Speaking in 2021, CEO Richard Barlow claimed that Wejo can ‘see’ cities all across the country, including California, New York and Detroit. Sompo Holdings has extended that reach to Japan, as well as the broader Asia-Pacific area. Simply put, Wejo can view the way the world moves and realistically make suggestions on how to make it easier to do so.
This is where Wejo’s relationship with autonomous vehicles is so significant. Knowing which roads are the most typically congested, where the most collisions occur, and how high emissions are in any city can help government and transportation planners prioritize and improve infrastructure. But it could also offer OEMs a chance to bridge the gap between where autonomous vehicles are today and where they need to be.
How Wejo Neural Edge aims to accelerate the autonomous future
Autonomous vehicles need instant data feedback, as well as an untethered ability to communicate vehicle to vehicle (V2V) and vehicle to infrastructure (V2I).
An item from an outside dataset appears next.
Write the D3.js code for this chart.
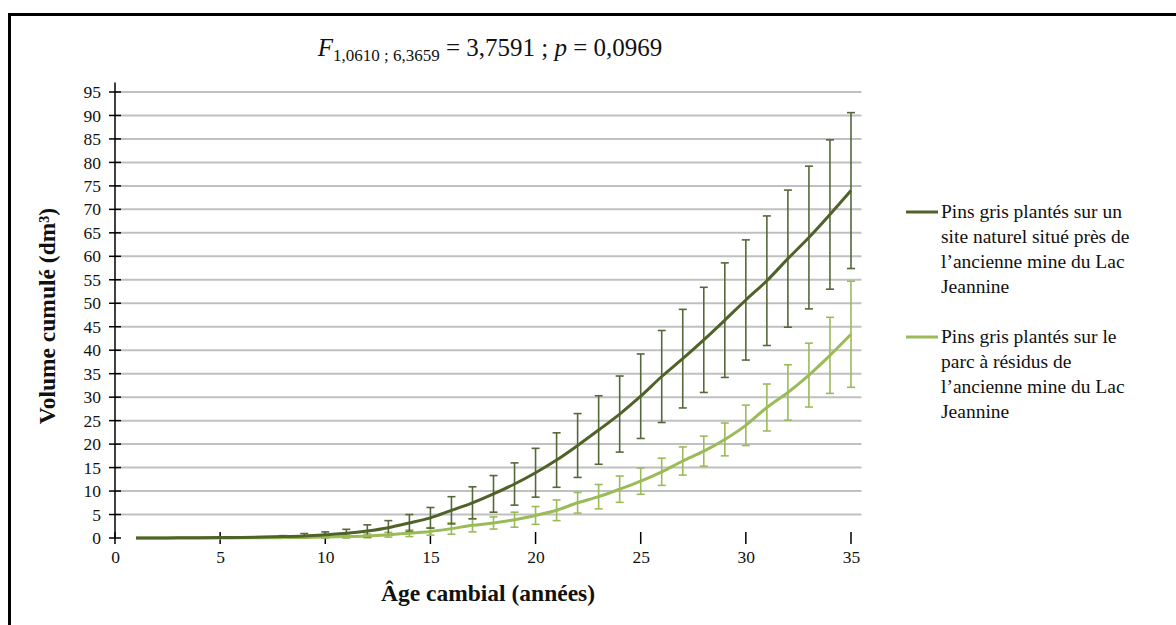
<!DOCTYPE html>
<html>
<head>
<meta charset="utf-8">
<script src="https://cdn.jsdelivr.net/npm/d3@7"></script>
<style>
  body { margin: 0; background: #fff; }
</style>
</head>
<body>
<svg id="chart" width="1176" height="625"></svg>
<script>
// ---- Data ----
const ages = d3.range(1, 36);
const naturalMean = [0.01, 0.02, 0.03, 0.05, 0.08, 0.12, 0.2, 0.3, 0.45, 0.7,
  1.0, 1.5, 2.2, 3.2, 4.3, 5.9, 7.5, 9.4, 11.5, 13.9,
  16.6, 19.7, 23.0, 26.4, 30.2, 34.4, 38.2, 42.2, 46.4, 50.7,
  54.8, 59.5, 64.0, 68.9, 74.0];
const naturalErr = [0, 0, 0, 0, 0.02, 0.04, 0.08, 0.2, 0.5, 0.6,
  0.85, 1.3, 1.5, 1.8, 2.2, 2.9, 3.4, 3.9, 4.5, 5.2,
  5.8, 6.8, 7.3, 8.1, 9.0, 9.8, 10.5, 11.2, 12.2, 12.8,
  13.8, 14.6, 15.2, 15.9, 16.6];
const residueMean = [0, 0, 0.01, 0.01, 0.02, 0.03, 0.05, 0.08, 0.12, 0.2,
  0.3, 0.45, 0.7, 1.0, 1.4, 2.0, 2.7, 3.2, 3.9, 4.8,
  5.9, 7.5, 8.8, 10.4, 12.1, 14.1, 16.4, 18.5, 21.0, 24.0,
  27.8, 31.0, 34.7, 38.9, 43.4];
const residueErr = [0, 0, 0, 0, 0, 0.01, 0.02, 0.05, 0.08, 0.15,
  0.3, 0.4, 0.5, 0.7, 0.8, 1.2, 1.4, 1.3, 1.6, 1.9,
  2.2, 2.2, 2.6, 2.8, 2.8, 2.9, 3.0, 3.2, 3.5, 4.3,
  5.0, 5.9, 6.8, 8.1, 11.3];
const xTicks = [0, 5, 10, 15, 20, 25, 30, 35];
const yTicks = d3.range(0, 100, 5);
const seriesNames = [
  ["Pins gris plantés sur un", "site naturel situé près de", "l’ancienne mine du Lac", "Jeannine"],
  ["Pins gris plantés sur le", "parc à résidus de", "l’ancienne mine du Lac", "Jeannine"]
];
const xTitle = "Âge cambial (années)";
const yTitle = "Volume cumulé (dm³)";

// ---- Layout ----
const FONT = '"Liberation Serif", "Tinos", "Times New Roman", "DejaVu Serif", serif';
const svg = d3.select("#chart");
const colors = { dark: "#4f6228", darkErr: "#55683a", light: "#9bbb59", lightErr: "#9bbb59" };

// frame
svg.append("path")
  .attr("d", "M9.5,1300 V14.5 H1300")
  .attr("fill", "none").attr("stroke", "#000").attr("stroke-width", 3);

const x = d3.scaleLinear().domain([0, 35.5]).range([115, 861.5]);
const y = d3.scaleLinear().domain([0, 97]).range([538, 82.6]);

// gridlines
svg.append("g").selectAll("line").data(yTicks.filter(d => d > 0)).join("line")
  .attr("x1", x(0)).attr("x2", x(35.5))
  .attr("y1", d => y(d)).attr("y2", d => y(d))
  .attr("stroke", "#c0c0c0").attr("stroke-width", 2);

// axes
const yAxis = d3.axisLeft(y).tickValues(yTicks).tickSize(0).tickPadding(14);
const gy = svg.append("g").attr("transform", `translate(${x(0)},0)`).call(yAxis)
  .attr("font-family", FONT);
gy.select(".domain").remove();
gy.selectAll("text").attr("font-size", 17.5).attr("fill", "#111");
svg.append("g").selectAll("line").data(yTicks).join("line")
  .attr("x1", x(0) - 6).attr("x2", x(0) + 6)
  .attr("y1", d => y(d)).attr("y2", d => y(d))
  .attr("stroke", "#000").attr("stroke-width", 1.5);
svg.append("line").attr("x1", x(0)).attr("x2", x(0)).attr("y1", y(0)).attr("y2", y(97))
  .attr("stroke", "#000").attr("stroke-width", 1.5);

const xAxis = d3.axisBottom(x).tickValues(xTicks).tickSize(0).tickPadding(13);
const gx = svg.append("g").attr("transform", `translate(0,${y(0)})`).call(xAxis)
  .attr("font-family", FONT);
gx.select(".domain").remove();
gx.selectAll("text").attr("font-size", 17.5).attr("fill", "#111");
svg.append("g").selectAll("line").data(xTicks).join("line")
  .attr("x1", d => x(d)).attr("x2", d => x(d))
  .attr("y1", y(0) - 6).attr("y2", y(0) + 6)
  .attr("stroke", "#000").attr("stroke-width", 1.5);

// series
const series = [
  { mean: residueMean, err: residueErr, line: colors.light, errC: colors.lightErr },
  { mean: naturalMean, err: naturalErr, line: colors.dark, errC: colors.darkErr }
];
const lineGen = d3.line().x((d, i) => x(ages[i])).y(d => y(d)).curve(d3.curveCatmullRom.alpha(0.5));

series.forEach(s => {
  const pts = ages.map((a, i) => ({ a, m: s.mean[i], e: s.err[i] })).filter(p => p.e > 0.1);
  const g = svg.append("g");
  g.selectAll("line.v").data(pts).join("line").attr("class", "v")
    .attr("x1", d => x(d.a)).attr("x2", d => x(d.a))
    .attr("y1", d => y(d.m + d.e)).attr("y2", d => y(Math.max(0, d.m - d.e)))
    .attr("stroke", s.errC).attr("stroke-width", 1.6);
  g.selectAll("line.t").data(pts).join("line").attr("class", "t")
    .attr("x1", d => x(d.a) - 4).attr("x2", d => x(d.a) + 4)
    .attr("y1", d => y(d.m + d.e)).attr("y2", d => y(d.m + d.e))
    .attr("stroke", s.errC).attr("stroke-width", 1.6);
  g.selectAll("line.b").data(pts).join("line").attr("class", "b")
    .attr("x1", d => x(d.a) - 4).attr("x2", d => x(d.a) + 4)
    .attr("y1", d => y(Math.max(0, d.m - d.e))).attr("y2", d => y(Math.max(0, d.m - d.e)))
    .attr("stroke", s.errC).attr("stroke-width", 1.6);
});
series.forEach(s => {
  svg.append("path").datum(s.mean).attr("d", lineGen)
    .attr("fill", "none").attr("stroke", s.line).attr("stroke-width", 3);
});

// title
const t = svg.append("text").attr("x", 490).attr("y", 56).attr("text-anchor", "middle")
  .attr("font-family", FONT).attr("font-size", 25).attr("fill", "#111");
t.append("tspan").attr("font-style", "italic").text("F");
t.append("tspan").attr("font-size", 17).attr("dy", 5).text("1,0610 ; 6,3659");
t.append("tspan").attr("dy", -5).text(" = 3,7591 ; ");
t.append("tspan").attr("font-style", "italic").text("p");
t.append("tspan").text(" = 0,0969");

// axis titles
svg.append("text").attr("x", 488).attr("y", 601).attr("text-anchor", "middle")
  .attr("font-family", FONT).attr("font-size", 23.5).attr("font-weight", "bold").attr("fill", "#111").text(xTitle);
svg.append("text").attr("transform", "translate(55,316) rotate(-90)").attr("text-anchor", "middle")
  .attr("font-family", FONT).attr("font-size", 23.5).attr("font-weight", "bold").attr("fill", "#111").text(yTitle);

// legend
const legY = [212, 337];
[colors.dark, colors.light].forEach((c, k) => {
  svg.append("line").attr("x1", 906).attr("x2", 938).attr("y1", legY[k]).attr("y2", legY[k])
    .attr("stroke", c).attr("stroke-width", 3);
  const txt = svg.append("text").attr("x", 941).attr("y", legY[k] + 6)
    .attr("font-family", FONT).attr("font-size", 19.5).attr("fill", "#111");
  seriesNames[k].forEach((ln, i) => {
    txt.append("tspan").attr("x", 941).attr("dy", i === 0 ? 0 : 25).text(ln);
  });
});
</script>
</body>
</html>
Wejo Neural Edge will provide a key building block for cars to not only communicate with one another but also receive updates from traffic signs, infrastructure and other transportation. This will provide information to cars so they can react to situations on the road, as and when they occur.
This communication comes with a whole host of end-user benefits. Take parking lots, for example – if a vehicle was able to locate available spaces in a city, the driver would spend less time searching for parking and his or her journey time would be minimized. The same is true of electric vehicle charging points. A driver would even be able to navigate around traffic jams.
The trouble for manufacturers is that enabling this level of real-time communication will entail an enormous cost in terms of data storage, as well as delays between information being sent back and forth. With Wejo Neural Edge, both costs and latency can be significantly reduced through the software’s ability to intelligently choose and prioritize the data that’s sent from the car to the cloud. Thanks to edge computing, only essential information is being sent back to OEMs.
In fact, Wejo’s approach is to reduce the amount of information sent between cars and the cloud entirely. Machine learning can be used to reconstruct 100% of vehicle journeys with just 20% of the raw insights. This doesn’t impact the integrity of the data and still will deliver OEMs with an accurate report of all event data. Manufacturers will therefore improve products while reducing their reliance on storage units and their power consumption — adding an extra environmental benefit.
Lastly, Wejo Neural Edge embraces digital twin technology, which will allow Wejo to fully recreate the vehicle in digital environments. This is a use case for the metaverse – where people can see real-time travel in a copy of a city, where manufacturers can test and improve their products, and where end-users can even hire mechanics to perform health checks without needing to physically see the car.
The AV future, thanks to Wejo
With its unique data offering and Wejo Neural Edge platform, Wejo poses a solution to the many obstacles delaying AV adoption. Wejo hopes its technology will increase the rate with which OEMs are able to bring driverless cars to mass market.